IV

Entretanto, Salvador Fernández, médico municipal de Villazón, había trasladado su residencia desde la villa al pueblo gracioso y pequeño de Luzmela.

En plena posesión del cuantioso legado del amigo, Salvador no había pensado ni un momento en cambiar de vida ni alterar en nada sus costumbres humildes.

En el palacio de Luzmela como en la posada de Villazón, el médico era siempre un hombre bondadoso y amable, de carácter tímido y vida sencilla.

Había destinado para su uso las habitaciones de don Manuel, y en la casa se desenvolvían las horas serenas y blandas, mudas y lentas, igual que en los días postreros del hidalgo.

Diríase que el espíritu benigno del solariego, con la amargura de sus memorias, con la bondad de sus sentimientos, presidía aún y gobernaba las labores y las intimidades de la pudiente casa labradora.

Salvador seguía visitando a sus enfermos con la misma atención que cuando de su carrera hacía estímulo de prosperidad y base de la existencia, sólo que ahora había renunciado a la subvención del Municipio para que otro médico la disfrutase.

Enamorado de su profesión, hizo de ella un culto piadoso, que practicaba en favor de los pobres.

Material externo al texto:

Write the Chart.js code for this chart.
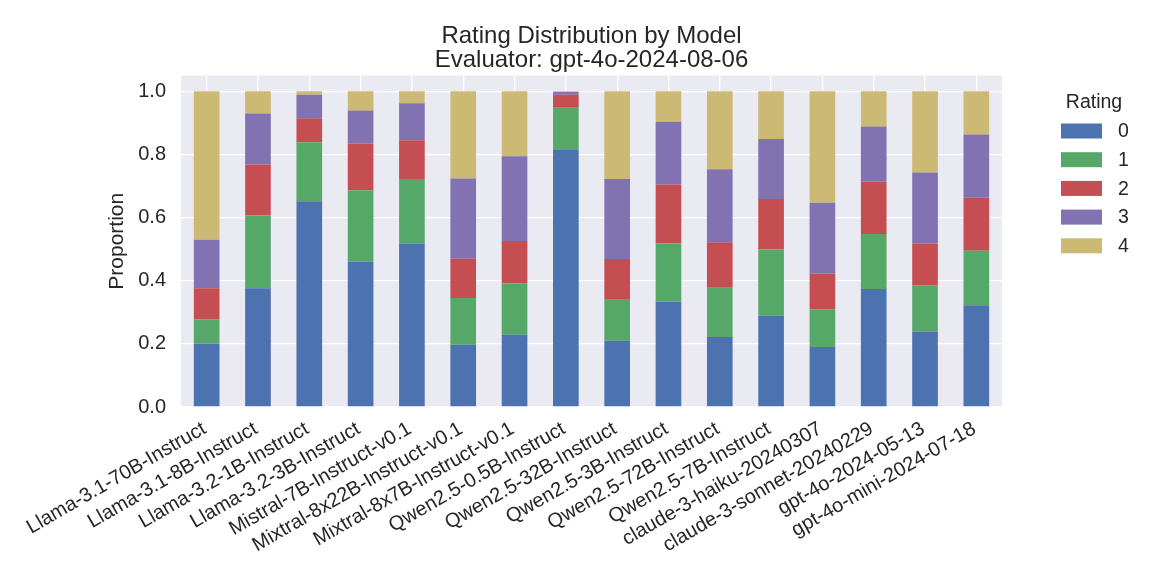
<!DOCTYPE html>
<html>
<head>
<meta charset="utf-8">
<script src="https://cdn.jsdelivr.net/npm/chart.js@4/dist/chart.umd.min.js"></script>
<style>
  html, body { margin: 0; padding: 0; background: #fff; }
  #wrap { width: 1163px; height: 581px; }
</style>
</head>
<body>
<div id="wrap"><canvas id="ratingChart"></canvas></div>
<script>
// data
const models = [
  'Llama-3.1-70B-Instruct', 'Llama-3.1-8B-Instruct', 'Llama-3.2-1B-Instruct', 'Llama-3.2-3B-Instruct',
  'Mistral-7B-Instruct-v0.1', 'Mixtral-8x22B-Instruct-v0.1', 'Mixtral-8x7B-Instruct-v0.1',
  'Qwen2.5-0.5B-Instruct', 'Qwen2.5-32B-Instruct', 'Qwen2.5-3B-Instruct', 'Qwen2.5-72B-Instruct',
  'Qwen2.5-7B-Instruct', 'claude-3-haiku-20240307', 'claude-3-sonnet-20240229',
  'gpt-4o-2024-05-13', 'gpt-4o-mini-2024-07-18'
];
const rating0 = [0.200, 0.376, 0.652, 0.461, 0.518, 0.197, 0.229, 0.814, 0.210, 0.334, 0.222, 0.289, 0.190, 0.374, 0.238, 0.322];
const rating1 = [0.078, 0.231, 0.187, 0.226, 0.204, 0.148, 0.162, 0.134, 0.130, 0.184, 0.156, 0.210, 0.120, 0.174, 0.148, 0.173];
const rating2 = [0.098, 0.161, 0.076, 0.148, 0.123, 0.125, 0.135, 0.041, 0.129, 0.187, 0.144, 0.160, 0.113, 0.166, 0.132, 0.168];
const rating3 = [0.154, 0.162, 0.074, 0.104, 0.117, 0.254, 0.268, 0.009, 0.253, 0.199, 0.231, 0.190, 0.224, 0.175, 0.225, 0.200];
const rating4 = [0.470, 0.070, 0.011, 0.061, 0.038, 0.276, 0.206, 0.002, 0.278, 0.096, 0.247, 0.151, 0.353, 0.111, 0.257, 0.137];
const ratingLabels = ['0', '1', '2', '3', '4'];
const yTicks = [0, 0.2, 0.4, 0.6, 0.8, 1.0];

const colors = ['#4C72B0', '#55A868', '#C44E52', '#8172B2', '#CCB974'];
const series = [rating0, rating1, rating2, rating3, rating4];
const FONT = '"Liberation Sans", Arial, sans-serif';
const TEXT = '#262626';

// grey plot background like seaborn darkgrid
const plotBg = {
  id: 'plotBg',
  beforeDraw(chart) {
    const { ctx, chartArea: a } = chart;
    ctx.save();
    ctx.fillStyle = '#EAEAF2';
    ctx.fillRect(a.left, a.top, a.right - a.left, a.bottom - a.top);
    ctx.restore();
  }
};

// legend on the right with a title
const sideLegend = {
  id: 'sideLegend',
  afterDraw(chart) {
    const ctx = chart.ctx;
    ctx.save();
    ctx.fillStyle = TEXT;
    ctx.font = '19.5px ' + FONT;
    ctx.textAlign = 'center';
    ctx.textBaseline = 'middle';
    ctx.fillText('Rating', 1094, 103);
    chart.data.datasets.forEach((ds, i) => {
      const y = 131 + i * 28.7;
      ctx.fillStyle = ds.backgroundColor;
      ctx.fillRect(1061, y - 7.5, 41, 15);
      ctx.fillStyle = TEXT;
      ctx.textAlign = 'left';
      ctx.fillText(ds.label, 1118, y + 1);
    });
    ctx.restore();
  }
};

new Chart(document.getElementById('ratingChart'), {
  type: 'bar',
  data: {
    labels: models,
    datasets: series.map((vals, i) => ({
      label: ratingLabels[i],
      data: vals,
      backgroundColor: colors[i],
      borderWidth: 0,
      barPercentage: 0.5,
      categoryPercentage: 1.0
    }))
  },
  options: {
    responsive: true,
    maintainAspectRatio: false,
    animation: false,
    layout: { padding: { left: 100, right: 161, top: 0, bottom: 0 } },
    plugins: {
      legend: { display: false },
      tooltip: { enabled: false },
      title: {
        display: true,
        fullSize: false,
        text: ['Rating Distribution by Model', 'Evaluator: gpt-4o-2024-08-06'],
        color: TEXT,
        font: { family: FONT, size: 24, weight: 'normal', lineHeight: 0.97 },
        padding: { top: 25, bottom: 4 }
      }
    },
    scales: {
      x: {
        stacked: true,
        border: { display: false },
        grid: { color: '#ffffff', lineWidth: 1.3, offset: false, drawTicks: false },
        ticks: {
          color: TEXT,
          font: { family: FONT, size: 20 },
          maxRotation: 30,
          minRotation: 30,
          autoSkip: false,
          padding: 10,
          labelOffset: -2
        },
        afterFit(scale) {
          scale.height = 174;
          scale.paddingLeft = 0;
          scale.paddingRight = 0;
        }
      },
      y: {
        stacked: true,
        min: 0,
        max: 1.05,
        border: { display: false },
        grid: { color: '#ffffff', lineWidth: 1.3, drawTicks: false },
        afterBuildTicks(scale) {
          scale.ticks = yTicks.map(v => ({ value: v }));
        },
        ticks: {
          color: TEXT,
          font: { family: FONT, size: 20 },
          padding: 15,
          callback: v => v.toFixed(1)
        },
        title: {
          display: true,
          text: 'Proportion',
          color: TEXT,
          font: { family: FONT, size: 21 },
          padding: { top: 5, bottom: 0 }
        },
        afterFit(scale) {
          scale.width = 81;
        }
      }
    }
  },
  plugins: [plotBg, sideLegend]
});
</script>
</body>
</html>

De la herencia que libremente podía disfrutar sólo tomaba lo preciso para sostener el decoro de la casa y hacer algún viaje a las grandes clínicas extranjeras, en demanda de luces y medios con que extender en el valle la misericordia de su misión.

Así las gentes le adoraban y le bendecían, y él paseaba por los campos su conciencia pura, con la santa simplicidad de un apóstol del Bien, convencido y ferviente.

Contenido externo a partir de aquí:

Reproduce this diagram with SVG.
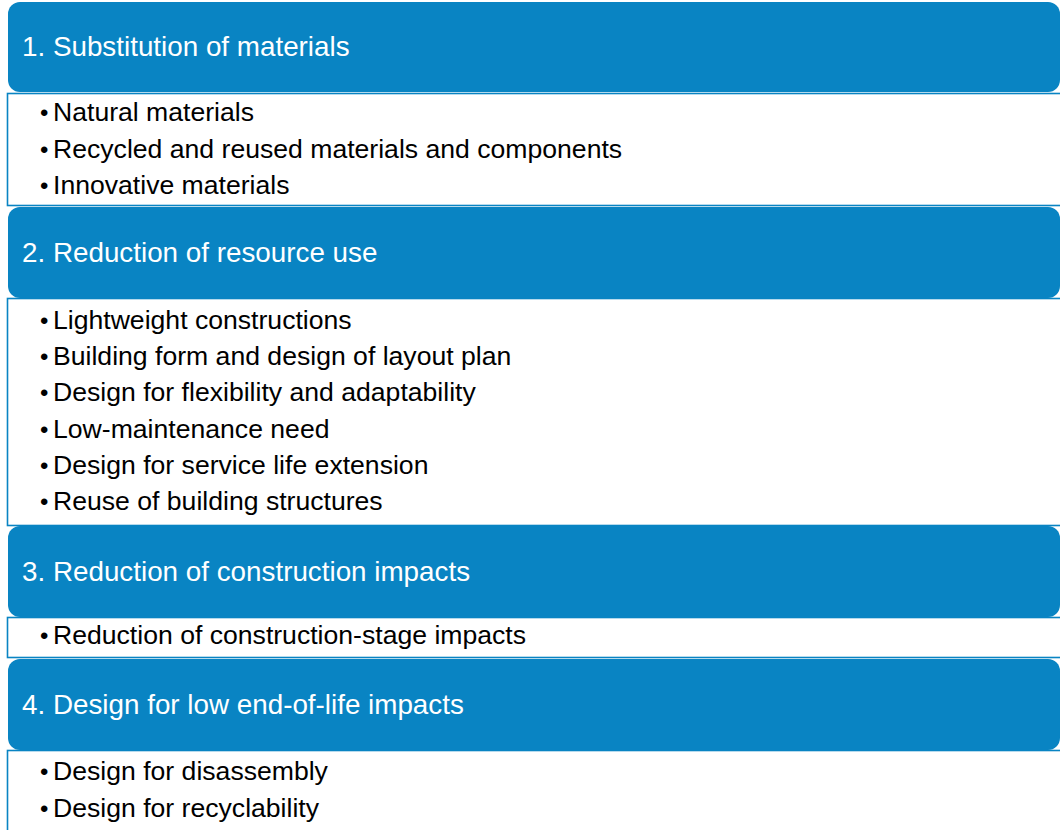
<svg xmlns="http://www.w3.org/2000/svg" width="1060" height="830" viewBox="0 0 1060 830">
<style>
.hdr{fill:#0984C3}
.box{fill:#FFFFFF;stroke:#0984C3;stroke-width:1.6}
.ht{font-family:"Liberation Sans",Arial,sans-serif;font-size:27.8px;fill:#FFFFFF}
.bt{font-family:"Liberation Sans",Arial,sans-serif;font-size:26.6px;fill:#000000}
.bl{font-family:"Liberation Sans",Arial,sans-serif;font-size:24px;fill:#000000}
</style>
<rect width="1060" height="830" fill="#FFFFFF"/>
<g id="section1">
<rect class="box" x="7.5" y="93.5" width="1070" height="112"/>
<rect class="hdr" x="8" y="2" width="1052" height="90" rx="12"/>
<text class="ht" x="22" y="55.5">1. Substitution of materials</text>
<text class="bl" x="40" y="121">•</text><text class="bt" x="53" y="121">Natural materials</text>
<text class="bl" x="40" y="158">•</text><text class="bt" x="53" y="158">Recycled and reused materials and components</text>
<text class="bl" x="40" y="194">•</text><text class="bt" x="53" y="194">Innovative materials</text>
</g>
<g id="section2">
<rect class="box" x="7.5" y="298.5" width="1070" height="227"/>
<rect class="hdr" x="8" y="207" width="1052" height="91" rx="12"/>
<text class="ht" x="22" y="261.5">2. Reduction of resource use</text>
<text class="bl" x="40" y="329">•</text><text class="bt" x="53" y="329">Lightweight constructions</text>
<text class="bl" x="40" y="365">•</text><text class="bt" x="53" y="365">Building form and design of layout plan</text>
<text class="bl" x="40" y="401">•</text><text class="bt" x="53" y="401">Design for flexibility and adaptability</text>
<text class="bl" x="40" y="438">•</text><text class="bt" x="53" y="438">Low-maintenance need</text>
<text class="bl" x="40" y="474">•</text><text class="bt" x="53" y="474">Design for service life extension</text>
<text class="bl" x="40" y="510">•</text><text class="bt" x="53" y="510">Reuse of building structures</text>
</g>
<g id="section3">
<rect class="box" x="7.5" y="617.5" width="1070" height="40"/>
<rect class="hdr" x="8" y="526" width="1052" height="91" rx="12"/>
<text class="ht" x="22" y="580.5">3. Reduction of construction impacts</text>
<text class="bl" x="40" y="644">•</text><text class="bt" x="53" y="644">Reduction of construction-stage impacts</text>
</g>
<g id="section4">
<rect class="box" x="7.5" y="750.5" width="1070" height="100"/>
<rect class="hdr" x="8" y="659" width="1052" height="91" rx="12"/>
<text class="ht" x="22" y="713.5">4. Design for low end-of-life impacts</text>
<text class="bl" x="40" y="780">•</text><text class="bt" x="53" y="780">Design for disassembly</text>
<text class="bl" x="40" y="817">•</text><text class="bt" x="53" y="817">Design for recyclability</text>
</g>
<g id="connectors"></g>
</svg>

Desde que se reconoció hijo sin nombre de una infeliz aldeana, humilló su corazón en una mansedumbre dignificadora, que le confortó y sirvió de alivio a sus íntimas tristezas.

Luego, su vida tuvo un doble objeto santo y noble: derramar los consuelos de la más piadosa de las ciencias sobre los dolientes sin ventura y velar por la dicha de Carmen.

Era para él una suprema delicia espiritual el consagrarse de lleno a pagar en la hija la inmensa deuda de gratitud contraída con el padre.

Su oración cotidiana consistía en memorar los bienes recibidos de aquella pródiga mano que salvó a su madre de la desesperación, la levantó de la ignominia y la honró haciendo del niño desvalido y miserable un hombre de sano corazón, enveredado por una senda segura de la vida.

Después de enfervorizarse con esta membranza sentimental y preciosa, Salvador discurría amorosamente sobre el porvenir de su protegida.

El nada sabía de los misteriosos terrores que la niña le había inspirado la sola idea de que doña Rebeca la llevase de la mano camino adelante, ni mucho menos sospechaba las torturas que la pobre criatura padecía en poder de los de Rucanto.

Como todas sus atribuciones sobre la pequeña eran morales y secretas, Salvador no se atrevía a significarse visitándola demasiado y se limitaba a verla con toda la frecuencia posible dentro de una prudencia conveniente.

Antes que la niña partiese de Luzmela pudo él abrazarla y prometerla toda su fortuna y su desvelo.

Carmen había llorado sobre aquel noble corazón con un silencioso llanto contenido y acerbo, que era acaso, más que el desahogo del dolor presente, el presentimiento agudo del futuro dolor.

—Todo cuanto te ocurra, me lo contarás —le había suplicado el joven—. Si sufres, si necesitas algo, me lo dirás en seguida; prométemelo.

Ella le miró fijamente a los ojos y preguntóle:

—¿Lo mandó mi padrino?

—Sí, lo mandó; te lo juro, Carmen.

—A mí no me dijo nada.

—Pero me lo dijo a mí todo; tú eras muy pequeña para hablarte de estas cosas; además temía darte demasiada aflicción. El quiso que tú fueras muy dichosa, todo lo más que sea posible, y que nunca le olvidases.

—No, nunca —repitió la niña sollozando.

Y, con voz firme, añadió después:

—Yo haré todo cuanto él dejó mandado…; seré muy buena.

—Ya lo sé; estoy seguro; pero es preciso que también seas feliz… No olvides que yo soy tu mejor amigo, que Luzmela será siempre tu casa…, que todo cuanto yo tengo es tuyo, todo, ¿entiendes?

Ella, desconsolada, murmuró:

—¡Si fueses mi hermano!

Enmudecido acarició él aquella linda cabeza, ya inclinada por el infortunio, y la niña, viéndole callado y afligido, saboreó la amargura del desengaño irremediable.